An appeal from beyond the grave
Richard Beeston
RECoNCILIATIoN: ISLAM, DEMoCRACY AND THE WEST by Benazir Bhutto Simon & Schuster, £17.99, pp. 328, ISBN 9781847372734 In 1988 I arrived in Pakistan a few hours after the assassination of Zia ulHuq, the military dictator whose aircraft had been blown to pieces by a bomb. In most countries the violent death of a leader, who had dominated politics for more than a decade, would trigger soulsearching, or at the very least a determination to find out who had killed him and why. But within days of the assassination it was clear that there was little appetite to probe the latest chapter in Pakistan’s violent history. Zia was given a state funeral and quickly forgotten by his countrymen. Twenty years after his murder, the circumstances of his death remain a mystery.
The same fate could have befallen Benazir Bhutto, when assassins attacked her armoured car in the city of Rawalpindi on 27 January during the closing days of her election campaign.
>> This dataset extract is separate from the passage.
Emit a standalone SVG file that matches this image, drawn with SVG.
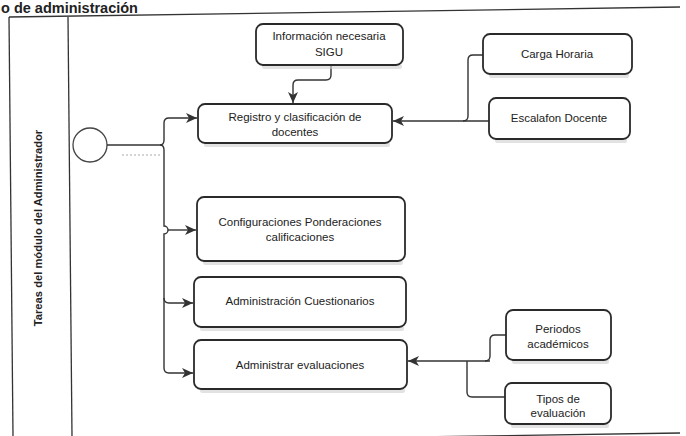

Footage seemed to show that she was shot by a gunman, but official investigators insisted that she died of head injuries caused by the impact of an explosion against her armoured car. When Scotland Yard detectives were called to investigate, the crime scene had been scrubbed clean, the body buried and the list of suspects was growing. To date, President Pervez Musharraf, Pakistan’s shadowy intelligence services, Baitullah Mahsud, the country’s top militant warlord, and even Hamza bin Laden, son of Osama, have all been accused of involvement.
The story might have ended there, had Bhutto not penned this book before her death. It not only reveals who she believes was out to kill her, but also sets out how she would have led the country as prime minister, had she survived to take part in elections that she would certainly have won earlier this year.
On the first point, Reconciliation: Islam, Democracy and the West will make uncomfortable reading for anyone, like America and Britain, who has supported President Musharraf, in the belief that he may be a dictator but he is the West’s best ally in the struggle against militant Islam in Pakistan.
According to Bhutto, there were certainly plots by al-Qa’eda terrorists to kill her but also strong suspicions that the Pakistani authorities colluded with them. Her argument is based on the failed assassination attempt against her made on 18 October last year in Karachi, where 139 people were killed. Before the attack on her homecoming procession through the city, street lights were mysteriously switched off. Pakistani security forces prevented her from using sophisticated electronic defences against car bombs. The most damning evidence is that none of the investigators ever questioned her about the attack.
‘In Pakistan things are almost never as they seem. There are always circles within circles, rarely straight lines. This was meant to look like the work of al-Qa’eda and the Taleban, and I do not doubt that they were involved. But the sophistication of the plan . . . suggested a larger conspiracy,’ she wrote. ‘Elements from within the Pakisani intelligence services had actually created the Taleban in the 1980s and certain elements sympathised with al-Qa’eda ideologically and theologically. Some had recruited or worked with it. I had identified those I suspected in my letter to the general before my return.’ Bhutto uses the incident as part of the central argument of her book, that democracy and Islam are not incompatible, that it is in the West’s interests to promote a democratic Pakistan and that the contest between Islam and the West does not need to become a clash of civilisations.
Some of the argument, particularly when she strays into the Middle East, is a little thin on detail but her central thesis is made with passion and conviction. At times it reads like an open appeal to the White House and Downing Street not to ditch democracy in Pakistan in favour of more military rule.
We will never know what sort of leader Bhutto would have made had she lived to become Pakistan’s prime minister again. But it would be good to listen to her final appeal from beyond the grave.